*Given task*.
All of the lines below are to be transcribed faithfully, with pictures excluded from the copy.

*Source excerpt*.
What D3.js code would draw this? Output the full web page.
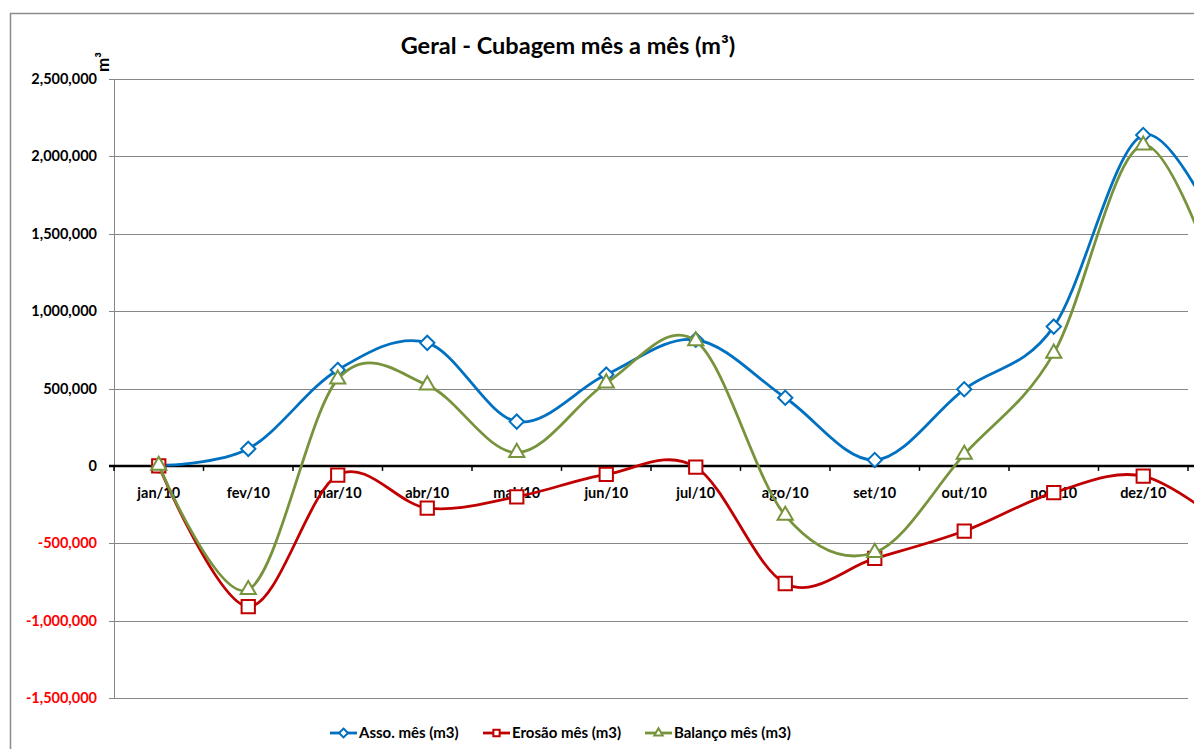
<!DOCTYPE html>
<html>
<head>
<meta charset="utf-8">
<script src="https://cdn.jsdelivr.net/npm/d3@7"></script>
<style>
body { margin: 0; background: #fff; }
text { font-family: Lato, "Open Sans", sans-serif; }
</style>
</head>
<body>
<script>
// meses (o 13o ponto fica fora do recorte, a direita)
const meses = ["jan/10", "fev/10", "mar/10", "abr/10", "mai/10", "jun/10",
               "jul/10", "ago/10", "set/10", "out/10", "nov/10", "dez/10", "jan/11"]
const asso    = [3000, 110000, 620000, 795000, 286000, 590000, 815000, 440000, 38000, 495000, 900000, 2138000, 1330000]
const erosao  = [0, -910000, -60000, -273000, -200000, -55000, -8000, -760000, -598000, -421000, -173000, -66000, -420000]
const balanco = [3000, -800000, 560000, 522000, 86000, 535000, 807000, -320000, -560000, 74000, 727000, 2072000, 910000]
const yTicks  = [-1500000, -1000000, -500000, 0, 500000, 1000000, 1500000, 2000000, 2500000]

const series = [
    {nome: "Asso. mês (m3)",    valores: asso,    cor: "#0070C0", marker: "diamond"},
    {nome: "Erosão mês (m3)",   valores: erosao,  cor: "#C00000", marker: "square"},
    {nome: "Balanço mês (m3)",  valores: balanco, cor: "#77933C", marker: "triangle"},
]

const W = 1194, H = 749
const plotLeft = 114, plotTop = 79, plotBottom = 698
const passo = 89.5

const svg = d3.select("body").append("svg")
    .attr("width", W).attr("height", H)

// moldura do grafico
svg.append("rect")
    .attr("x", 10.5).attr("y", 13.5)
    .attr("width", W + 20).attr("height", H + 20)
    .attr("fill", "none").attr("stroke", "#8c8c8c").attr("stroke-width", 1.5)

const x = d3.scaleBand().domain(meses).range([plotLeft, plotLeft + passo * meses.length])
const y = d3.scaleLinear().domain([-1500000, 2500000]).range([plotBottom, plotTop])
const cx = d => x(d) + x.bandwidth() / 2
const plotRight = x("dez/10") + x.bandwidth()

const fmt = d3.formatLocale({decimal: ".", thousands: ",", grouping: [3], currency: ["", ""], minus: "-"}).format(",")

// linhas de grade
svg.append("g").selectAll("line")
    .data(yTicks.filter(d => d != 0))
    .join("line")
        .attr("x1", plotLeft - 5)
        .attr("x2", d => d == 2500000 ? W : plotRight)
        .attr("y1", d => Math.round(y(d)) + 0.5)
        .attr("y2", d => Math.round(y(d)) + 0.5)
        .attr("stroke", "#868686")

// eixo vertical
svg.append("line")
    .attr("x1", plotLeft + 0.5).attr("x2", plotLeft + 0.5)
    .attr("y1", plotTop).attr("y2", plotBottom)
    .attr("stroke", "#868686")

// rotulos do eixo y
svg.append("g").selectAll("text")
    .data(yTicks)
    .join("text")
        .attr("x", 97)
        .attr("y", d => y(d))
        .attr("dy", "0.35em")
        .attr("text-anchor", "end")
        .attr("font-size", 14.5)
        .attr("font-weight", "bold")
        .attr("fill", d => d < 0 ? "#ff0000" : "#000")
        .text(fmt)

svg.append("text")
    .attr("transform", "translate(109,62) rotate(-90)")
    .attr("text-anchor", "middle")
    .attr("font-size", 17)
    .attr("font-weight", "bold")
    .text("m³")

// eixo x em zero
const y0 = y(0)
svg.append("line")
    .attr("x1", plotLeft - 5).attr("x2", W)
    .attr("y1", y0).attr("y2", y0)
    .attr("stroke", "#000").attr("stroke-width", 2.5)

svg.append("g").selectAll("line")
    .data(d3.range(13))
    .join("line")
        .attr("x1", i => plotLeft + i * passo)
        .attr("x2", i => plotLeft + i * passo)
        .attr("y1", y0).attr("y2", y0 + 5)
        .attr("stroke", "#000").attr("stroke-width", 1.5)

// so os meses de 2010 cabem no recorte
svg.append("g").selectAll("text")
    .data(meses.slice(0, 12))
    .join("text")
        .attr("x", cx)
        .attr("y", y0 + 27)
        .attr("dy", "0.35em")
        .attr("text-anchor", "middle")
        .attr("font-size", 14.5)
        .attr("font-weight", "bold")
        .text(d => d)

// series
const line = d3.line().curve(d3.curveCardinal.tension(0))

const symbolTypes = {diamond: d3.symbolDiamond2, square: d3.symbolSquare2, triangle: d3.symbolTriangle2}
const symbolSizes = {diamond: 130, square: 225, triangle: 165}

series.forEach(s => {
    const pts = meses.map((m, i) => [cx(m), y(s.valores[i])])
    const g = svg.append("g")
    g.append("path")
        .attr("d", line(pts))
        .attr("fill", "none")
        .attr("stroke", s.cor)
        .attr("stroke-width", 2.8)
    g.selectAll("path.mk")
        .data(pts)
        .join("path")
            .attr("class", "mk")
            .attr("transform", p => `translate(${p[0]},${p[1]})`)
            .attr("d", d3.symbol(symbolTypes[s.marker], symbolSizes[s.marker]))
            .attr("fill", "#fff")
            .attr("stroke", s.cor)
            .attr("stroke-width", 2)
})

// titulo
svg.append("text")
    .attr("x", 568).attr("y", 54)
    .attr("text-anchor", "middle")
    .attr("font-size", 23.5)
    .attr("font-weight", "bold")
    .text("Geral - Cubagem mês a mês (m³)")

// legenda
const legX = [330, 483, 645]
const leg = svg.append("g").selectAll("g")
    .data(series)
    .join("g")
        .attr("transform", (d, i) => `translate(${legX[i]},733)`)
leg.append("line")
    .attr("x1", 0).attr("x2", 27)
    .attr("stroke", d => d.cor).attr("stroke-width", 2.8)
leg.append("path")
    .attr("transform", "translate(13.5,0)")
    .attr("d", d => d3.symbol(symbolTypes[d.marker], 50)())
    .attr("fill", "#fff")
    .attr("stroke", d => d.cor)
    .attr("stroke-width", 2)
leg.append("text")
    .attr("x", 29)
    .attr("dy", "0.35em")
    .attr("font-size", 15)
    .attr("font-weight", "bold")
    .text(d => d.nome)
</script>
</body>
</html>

*Correct output*.
What D3.js code would draw this? Output the full web page.
<!DOCTYPE html>
<html>
<head>
<meta charset="utf-8">
<script src="https://cdn.jsdelivr.net/npm/d3@7"></script>
<style>
body { margin: 0; background: #fff; }
text { font-family: Lato, "Open Sans", sans-serif; }
</style>
</head>
<body>
<script>
// meses (o 13o ponto fica fora do recorte, a direita)
const meses = ["jan/10", "fev/10", "mar/10", "abr/10", "mai/10", "jun/10",
               "jul/10", "ago/10", "set/10", "out/10", "nov/10", "dez/10", "jan/11"]
const asso    = [3000, 110000, 620000, 795000, 286000, 590000, 815000, 440000, 38000, 495000, 900000, 2138000, 1330000]
const erosao  = [0, -910000, -60000, -273000, -200000, -55000, -8000, -760000, -598000, -421000, -173000, -66000, -420000]
const balanco = [3000, -800000, 560000, 522000, 86000, 535000, 807000, -320000, -560000, 74000, 727000, 2072000, 910000]
const yTicks  = [-1500000, -1000000, -500000, 0, 500000, 1000000, 1500000, 2000000, 2500000]

const series = [
    {nome: "Asso. mês (m3)",    valores: asso,    cor: "#0070C0", marker: "diamond"},
    {nome: "Erosão mês (m3)",   valores: erosao,  cor: "#C00000", marker: "square"},
    {nome: "Balanço mês (m3)",  valores: balanco, cor: "#77933C", marker: "triangle"},
]

const W = 1194, H = 749
const plotLeft = 114, plotTop = 79, plotBottom = 698
const passo = 89.5

const svg = d3.select("body").append("svg")
    .attr("width", W).attr("height", H)

// moldura do grafico
svg.append("rect")
    .attr("x", 10.5).attr("y", 13.5)
    .attr("width", W + 20).attr("height", H + 20)
    .attr("fill", "none").attr("stroke", "#8c8c8c").attr("stroke-width", 1.5)

const x = d3.scaleBand().domain(meses).range([plotLeft, plotLeft + passo * meses.length])
const y = d3.scaleLinear().domain([-1500000, 2500000]).range([plotBottom, plotTop])
const cx = d => x(d) + x.bandwidth() / 2
const plotRight = x("dez/10") + x.bandwidth()

const fmt = d3.formatLocale({decimal: ".", thousands: ",", grouping: [3], currency: ["", ""], minus: "-"}).format(",")

// linhas de grade
svg.append("g").selectAll("line")
    .data(yTicks.filter(d => d != 0))
    .join("line")
        .attr("x1", plotLeft - 5)
        .attr("x2", d => d == 2500000 ? W : plotRight)
        .attr("y1", d => Math.round(y(d)) + 0.5)
        .attr("y2", d => Math.round(y(d)) + 0.5)
        .attr("stroke", "#868686")

// eixo vertical
svg.append("line")
    .attr("x1", plotLeft + 0.5).attr("x2", plotLeft + 0.5)
    .attr("y1", plotTop).attr("y2", plotBottom)
    .attr("stroke", "#868686")

// rotulos do eixo y
svg.append("g").selectAll("text")
    .data(yTicks)
    .join("text")
        .attr("x", 97)
        .attr("y", d => y(d))
        .attr("dy", "0.35em")
        .attr("text-anchor", "end")
        .attr("font-size", 14.5)
        .attr("font-weight", "bold")
        .attr("fill", d => d < 0 ? "#ff0000" : "#000")
        .text(fmt)

svg.append("text")
    .attr("transform", "translate(109,62) rotate(-90)")
    .attr("text-anchor", "middle")
    .attr("font-size", 17)
    .attr("font-weight", "bold")
    .text("m³")

// eixo x em zero
const y0 = y(0)
svg.append("line")
    .attr("x1", plotLeft - 5).attr("x2", W)
    .attr("y1", y0).attr("y2", y0)
    .attr("stroke", "#000").attr("stroke-width", 2.5)

svg.append("g").selectAll("line")
    .data(d3.range(13))
    .join("line")
        .attr("x1", i => plotLeft + i * passo)
        .attr("x2", i => plotLeft + i * passo)
        .attr("y1", y0).attr("y2", y0 + 5)
        .attr("stroke", "#000").attr("stroke-width", 1.5)

// so os meses de 2010 cabem no recorte
svg.append("g").selectAll("text")
    .data(meses.slice(0, 12))
    .join("text")
        .attr("x", cx)
        .attr("y", y0 + 27)
        .attr("dy", "0.35em")
        .attr("text-anchor", "middle")
        .attr("font-size", 14.5)
        .attr("font-weight", "bold")
        .text(d => d)

// series
const line = d3.line().curve(d3.curveCardinal.tension(0))

const symbolTypes = {diamond: d3.symbolDiamond2, square: d3.symbolSquare2, triangle: d3.symbolTriangle2}
const symbolSizes = {diamond: 130, square: 225, triangle: 165}

series.forEach(s => {
    const pts = meses.map((m, i) => [cx(m), y(s.valores[i])])
    const g = svg.append("g")
    g.append("path")
        .attr("d", line(pts))
        .attr("fill", "none")
        .attr("stroke", s.cor)
        .attr("stroke-width", 2.8)
    g.selectAll("path.mk")
        .data(pts)
        .join("path")
            .attr("class", "mk")
            .attr("transform", p => `translate(${p[0]},${p[1]})`)
            .attr("d", d3.symbol(symbolTypes[s.marker], symbolSizes[s.marker]))
            .attr("fill", "#fff")
            .attr("stroke", s.cor)
            .attr("stroke-width", 2)
})

// titulo
svg.append("text")
    .attr("x", 568).attr("y", 54)
    .attr("text-anchor", "middle")
    .attr("font-size", 23.5)
    .attr("font-weight", "bold")
    .text("Geral - Cubagem mês a mês (m³)")

// legenda
const legX = [330, 483, 645]
const leg = svg.append("g").selectAll("g")
    .data(series)
    .join("g")
        .attr("transform", (d, i) => `translate(${legX[i]},733)`)
leg.append("line")
    .attr("x1", 0).attr("x2", 27)
    .attr("stroke", d => d.cor).attr("stroke-width", 2.8)
leg.append("path")
    .attr("transform", "translate(13.5,0)")
    .attr("d", d => d3.symbol(symbolTypes[d.marker], 50)())
    .attr("fill", "#fff")
    .attr("stroke", d => d.cor)
    .attr("stroke-width", 2)
leg.append("text")
    .attr("x", 29)
    .attr("dy", "0.35em")
    .attr("font-size", 15)
    .attr("font-weight", "bold")
    .text(d => d.nome)
</script>
</body>
</html>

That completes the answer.